Some of this Dalek lore is seriously obscure, by the way. Magnetons? Zeg radiation? (I think the latter is a TV Comic reference, although I don't have my comics with me to double-check that.)
It's a Matt Smith story that was released in September 2010, of course, which means we've got a generic Doctor being drawn with Matt Smith's face and a generic companion with Karen Gillan's. Amy in particular is almost risibly anonymous. That you can't blame Richards for, though. Given how long it takes to draw a 128-page comic strip, the real surprise is that it stars Matt Smith's Doctor in the first place. More startling was the fact that these are the Crap Daleks. I know, I know. Victory of the Daleks has happened. It's where they've taken the franchise. What can you do? Nevertheless, to my surprise, Mike Collins manages to make the Crap Daleks look okay, partly because comic strips thrive on ridiculousness and partly because he's drawing them in a scratchy, beaten-up style that means they don't look fake and plastic any more. The stone Crap Dalek in The Big Bang looked quite good for a similar reason. That impressed me.

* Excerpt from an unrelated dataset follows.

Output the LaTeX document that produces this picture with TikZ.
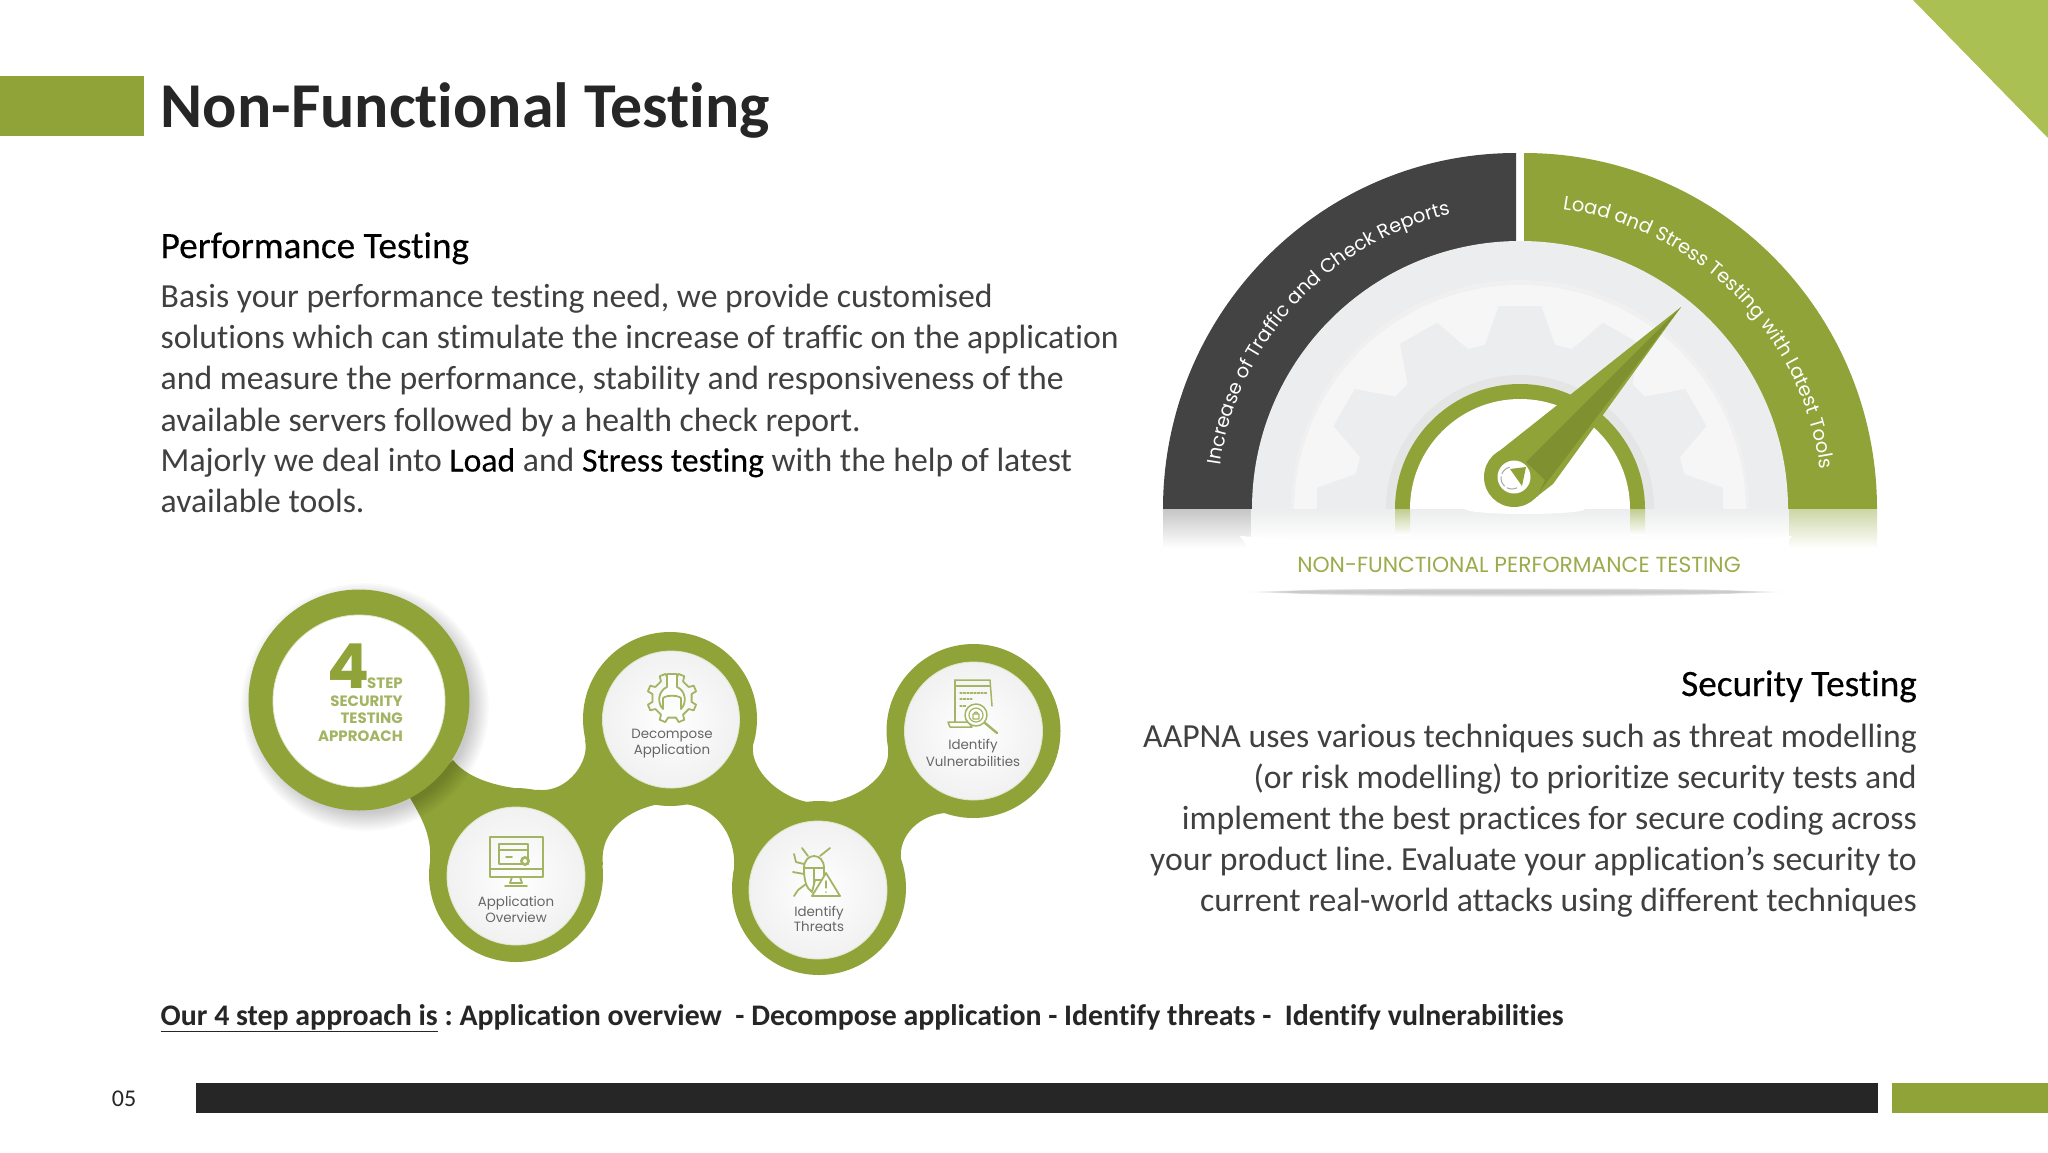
\documentclass[tikz,border=0pt]{standalone}
\usepackage{fontspec}
\setmainfont[Ligatures=CommonOff]{Carlito}
\newfontfamily\medf[Ligatures=CommonOff,FakeBold=0.35]{Carlito}
\newfontfamily\geo{Poppins}
\usetikzlibrary{decorations.text,shadings}
\frenchspacing
\definecolor{olive}{HTML}{8FA338}
\definecolor{oliveD}{HTML}{7F9030}
\definecolor{triG}{HTML}{ABC052}
\definecolor{darkB}{HTML}{262626}
\definecolor{gaugeD}{HTML}{434343}
\definecolor{bodyT}{HTML}{404040}
\definecolor{iconG}{HTML}{A3B463}
\definecolor{capG}{HTML}{666666}
\definecolor{ringL}{HTML}{ECEDEE}
\definecolor{discL}{HTML}{F6F6F7}
\tikzset{
  bodyl/.style={anchor=base west,inner sep=0pt,text=bodyT,font=\fontsize{33.7}{36}\selectfont},
  bodyr/.style={anchor=base east,inner sep=0pt,text=bodyT,font=\fontsize{33.7}{36}\selectfont},
  headl/.style={inner sep=0pt,text=black,font=\medf\fontsize{37.2}{40}\selectfont},
  capt/.style={inner sep=0pt,text=capG,font=\geo\fontsize{13.4}{14}\selectfont},
  bigcap/.style={anchor=base east,inner sep=0pt,text=iconG,font=\geo\bfseries\fontsize{15}{16}\selectfont},
  icon/.style={draw=iconG,line width=1.8pt,line join=round,line cap=round},
  innerc/.style={inner color=white,outer color=gray!11,draw=iconG!35,line width=0.8pt}
}
\begin{document}
\begin{tikzpicture}[x=1pt,y=1pt]
\useasboundingbox (0,0) rectangle (2048,-1152);
\fill[white] (0,0) rectangle (2048,-1152);
% frame
\fill[olive] (0,-76) rectangle (144,-136);
\fill[triG] (1913,0) -- (2048,0) -- (2048,-138) -- cycle;
\fill[darkB] (196,-1083) rectangle (1878,-1113);
\fill[olive] (1892,-1083) rectangle (2048,-1113);
\node[anchor=base west,inner sep=0pt,text=darkB,font=\fontsize{63.9}{66}\selectfont\bfseries] (title) at (160.5,-127) {Non-Functional Testing};
\node[anchor=center,inner sep=0pt,text=darkB,font=\fontsize{24}{26}\selectfont] (pg) at (124,-1099) {05};
% left text
\node[headl,anchor=base west] (perf) at (160.5,-258) {Performance Testing};
\node[bodyl] (p1) at (160.5,-307.5) {Basis your performance testing need, we provide customised};
\node[bodyl] (p2) at (160.5,-348.7) {solutions which can stimulate the increase of traffic on the application};
\node[bodyl] (p3) at (160.5,-389.9) {and measure the performance, stability and responsiveness of the};
\node[bodyl] (p4) at (160.5,-431) {available servers followed by a health check report.};
\node[bodyl] (p5) at (160.5,-471.5) {Majorly we deal into {\medf\color{black}Load} and {\medf\color{black}Stress testing} with the help of latest};
\node[bodyl] (p6) at (160.5,-512.6) {available tools.};
% right text
\node[headl,anchor=base east] (sec) at (1917,-696) {Security Testing};
\node[bodyr] (s1) at (1917,-747) {AAPNA uses various techniques such as threat modelling};
\node[bodyr] (s2) at (1917,-788) {(or risk modelling) to prioritize security tests and};
\node[bodyr] (s3) at (1917,-829) {implement the best practices for secure coding across};
\node[bodyr] (s4) at (1917,-870) {your product line. Evaluate your application’s security to};
\node[bodyr] (s5) at (1917,-911) {current real-world attacks using different techniques};
\node[anchor=base west,inner sep=0pt,text=darkB,font=\fontsize{29.85}{32}\selectfont\bfseries] (appr) at (160.5,-1025) {\underline{Our 4 step approach is} : Application overview~ - Decompose application - Identify threats - ~Identify vulnerabilities};

% ---------- gauge
\begin{scope}
\clip (1100,0) rectangle (1950,-509);
\fill[gaugeD] (1516,-509) -- (1163,-509) arc (180:90:353 and 356) -- (1516,-153) -- cycle;
\fill[olive] (1524,-509) -- (1877,-509) arc (0:90:353 and 356) -- (1524,-153) -- cycle;
\fill[ringL] (1520,-509) circle (268);
\fill[gray!12] (1520,-509) circle (229);
\fill[discL] (1520,-511) circle (226);
\fill[ringL] (1520,-509) \foreach \a in {0,30,...,330} { -- ({1520+168*cos(\a-12)},{-509+168*sin(\a-12)}) -- ({1520+204*cos(\a-6)},{-509+204*sin(\a-6)}) -- ({1520+204*cos(\a+6)},{-509+204*sin(\a+6)}) -- ({1520+168*cos(\a+12)},{-509+168*sin(\a+12)}) } -- cycle;
\fill[gray!20] (1520,-509) circle (134);
\fill[olive] (1520,-509) circle (125);
\fill[white] (1520,-509) circle (110);
\end{scope}
% reflections
\shade[top color=gray!45,bottom color=white] (1163,-509) rectangle (1251,-548);
\shade[top color=ringL,bottom color=white] (1251,-509) rectangle (1789,-540);
\shade[top color=olive!45,bottom color=white] (1789,-509) rectangle (1877,-548);
\shade[top color=olive!55,bottom color=white] (1395,-509) rectangle (1410,-535);
\shade[top color=olive!55,bottom color=white] (1630,-509) rectangle (1645,-535);
\fill[white] (1525,-509) ellipse (60 and 5);
% ribbon
\foreach \k in {1,...,6} \fill[black,opacity=0.035] (1515,-592) ellipse ({275-8*\k} and {1+0.7*\k});
\fill[white] (1240,-536) .. controls (1400,-548) and (1650,-548) .. (1792,-536) -- (1770,-562) -- (1788,-590) .. controls (1650,-588) and (1400,-588) .. (1240,-590) -- (1258,-562) -- cycle;
\node[inner sep=0pt,text=olive!90,font=\fontsize{21.8}{26}\selectfont\geo] (gcap) at (1519,-565) {NON-FUNCTIONAL PERFORMANCE TESTING};
% arc labels
\path[postaction={decorate,decoration={text along path,text align=center,text color=white,
  text={|\geo\fontsize{19.4}{20}\selectfont|Increase of Traffic and Check Reports}}}]
  ({1520+303*cos(172)},{-509+303*sin(172)}) arc (172:103:303);
\path[postaction={decorate,decoration={text along path,text align=center,text color=white,
  text={|\geo\fontsize{19.4}{20}\selectfont|Load and Stress Testing with Latest Tools}}}]
  ({1520+303*cos(82)},{-509+303*sin(82)}) arc (82:7.5:303);
% needle
\coordinate (tip) at (1681,-307);
\coordinate (hub) at (1514,-477);
\fill[olive] (hub) circle (30);
\fill[olive] (1493,-456) -- (tip) -- (1535,-498) -- cycle;
\fill[oliveD] (1526,-462) -- (tip) -- (1537,-497) -- (1545,-480) -- cycle;
\fill[olive] (1535,-498) -- (tip) -- (1553,-484) -- cycle;
\fill[white] (hub) circle (16.5);
\fill[olive] (1510,-469) -- (1526,-467) -- (1522,-486) -- cycle;
\foreach \a in {130,200,270} \draw[gray!70,line width=1pt] ({1512+11*cos(\a-28)},{-478+11*sin(\a-28)}) arc (\a-28:\a+28:11);

% ---------- step chain
\fill[olive] (453,-760) .. controls (470,-782) and (510,-790) .. (543,-790) .. controls (568,-790) and (590,-762) .. (585,-740) -- (671,-719) -- (753,-746) .. controls (750,-772) and (785,-803) .. (818,-803) .. controls (852,-803) and (892,-778) .. (888,-748) -- (973,-731) -- (945,-813) .. controls (920,-815) and (898,-835) .. (901,-860) -- (819,-888) -- (733,-875) .. controls (738,-855) and (730,-803) .. (672,-803) .. controls (640,-803) and (598,-825) .. (603,-865) -- (516,-875) -- (430,-860) .. controls (432,-835) and (420,-815) .. (410,-798) -- cycle;
\fill[olive] (516,-875) circle (87);
\fill[olive] (670,-719) circle (87);
\fill[olive] (819,-888) circle (87);
\fill[olive] (973.5,-731) circle (87);
\foreach \k in {1,...,9} \fill[black,opacity=0.022] (365,-707) circle ({104+2.2*\k});
\fill[olive] (359,-700) circle (110.5);
\shade[inner color=white,outer color=white,draw=iconG!35,line width=0.8pt] (359,-701) circle (86);
\shade[innerc] (516,-876) circle (69);
\shade[innerc] (671,-719.5) circle (68.5);
\shade[innerc] (818,-890) circle (69);
\shade[innerc] (973.5,-731) circle (69);
% big circle text
\node[anchor=base west,inner sep=0pt,text=olive,font=\geo\bfseries\fontsize{62}{64}\selectfont] (four) at (327,-688) {4};
\node[bigcap] (b1) at (403,-688) {STEP};
\node[bigcap] (b2) at (403,-706) {SECURITY};
\node[bigcap] (b3) at (403,-723.5) {TESTING};
\node[bigcap] (b4) at (403,-741) {APPROACH};
% captions
\node[capt] (a1) at (516,-903) {Application};
\node[capt] (a2) at (516,-917) {Overview};
\node[capt] (d1) at (672,-736) {Decompose};
\node[capt] (d2) at (672,-751) {Application};
\node[capt] (t1) at (819,-913) {Identify};
\node[capt] (t2) at (819,-927) {Threats};
\node[capt] (v1) at (973,-746) {Identify};
\node[capt] (v2) at (973,-761) {Vulnerabilities};
% monitor icon
\draw[icon] (490,-837) rectangle (543,-877);
\draw[icon] (490,-869) -- (543,-869);
\draw[icon] (499,-844) rectangle (528,-864);
\draw[icon] (499,-850) -- (528,-850);
\draw[icon] (506,-857) -- (512,-857);
\fill[iconG] (525,-861) circle (5);
\fill[white] (525,-861) circle (2);
\draw[icon] (512,-877) -- (510,-883) -- (522,-883) -- (520,-877);
\draw[icon] (505,-886) -- (527,-886);
% gear wrench icon
\draw[icon] ({672+20*cos(11.5)},{-698+20*sin(11.5)}) \foreach \a in {0,45,...,315} { -- ({672+20*cos(\a+22.5-11)},{-698+20*sin(\a+22.5-11)}) -- ({672+25*cos(\a+22.5-7)},{-698+25*sin(\a+22.5-7)}) -- ({672+25*cos(\a+22.5+7)},{-698+25*sin(\a+22.5+7)}) -- ({672+20*cos(\a+22.5+11)},{-698+20*sin(\a+22.5+11)}) } -- cycle;
\draw[icon,fill=white] (667,-674) -- (667,-687) .. controls (658,-691) and (657,-703) .. (663,-709) -- (663,-698) .. controls (666,-695) and (678,-695) .. (681,-698) -- (681,-709) .. controls (687,-703) and (686,-691) .. (677,-687) -- (677,-674) -- cycle;
% bug icon
\draw[icon] (804,-868) .. controls (804,-852) and (824,-852) .. (824,-868) -- (824,-880) -- (815,-880) -- (812,-892) .. controls (806,-888) and (804,-880) .. (804,-868) -- cycle;
\draw[icon] (804,-868) -- (824,-868) (814,-868) -- (814,-884);
\draw[icon] (802,-848) -- (808,-856) (830,-848) -- (820,-856);
\draw[icon] (804,-864) -- (796,-862) -- (794,-854);
\draw[icon] (804,-874) -- (793,-872);
\draw[icon] (806,-884) -- (798,-890) -- (794,-896);
\draw[icon,fill=white] (826,-873) -- (840,-896) -- (812,-896) -- cycle;
\draw[icon,line width=1.4pt] (826,-881) -- (826,-888) (826,-892) -- (826,-892.2);
% browser + magnifier icon
\draw[icon,line width=1.5pt] (955,-680) -- (990,-680) -- (992,-706);
\draw[icon,line width=1.5pt] (955,-680) -- (955,-722);
\draw[icon,line width=1.5pt] (955,-686) -- (990,-686);
\draw[icon,line width=1.5pt] (948,-722) -- (968,-722) -- (972,-727) -- (950,-727) -- cycle;
\draw[icon,line width=1.2pt,dash pattern=on 2pt off 1.5pt] (960,-693) -- (988,-693) (960,-699) -- (972,-699) (960,-706) -- (966,-706);
\draw[icon,fill=white,line width=1.5pt] (976,-715) circle (11);
\draw[icon,line width=1.2pt] (976,-715) circle (7);
\draw[icon,line width=1.2pt] (973,-714) rectangle (979,-719) (974,-714) arc (180:0:2);
\draw[icon,line width=2.4pt] (985,-723) -- (997,-733);
\end{tikzpicture}
\end{document}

Mike Collins's work is good, by the way, although you'll be in for a shock if you only know him from his DWM strips. DWM gave him an inker. Here, it's all the man himself and it looks rough, not glossy. I'm not sure he's really found his Matt Smith, just as it took him quite a while to find his Eccleston for DWM, by which I'm not suggesting there's a problem with likenesses or anything like that. If Collins returned to this in a couple of years time, I'm sure his Doctor would live and breathe in a way this one doesn't quite. However I like what he's doing with the important guest stars (Weston, Tranter) and he creates some atmospheric settings. I like his snowbound wilderness, for instance.
The cover design's dog-ugly, too. I like the back cover, but Mike Collins's artwork on the front is being bludgeoned to death by logos, titles and text. Apparently this is "a thrilling, all-new adventure" and "an epic, full-colour graphic novel".
In a sense, this is quite a good story. In a different medium, I think I'd have quite liked it. However a 128-page comic strip is the equivalent of 16 months of the old "eight pages a month" DWM strip, which by my calculation makes it 75% wasted trees. It's a four-parter, tops, and that's generous. One of those old-school comic strip professionals could have done it in two. Alan Barnes or Scott Gray in the McGann era would have probably done it as a five-parter, but that doesn't disprove my point. The wastage isn't even subtle. You'd just cut out 75% of the dialogue, give what remained to Mike Collins and tell him to tell the story as a comic strip instead. As published, it's slow, clumsy and frustrating.
Did the BBC really take away Panini's licence to reprint DWM graphic collections for this?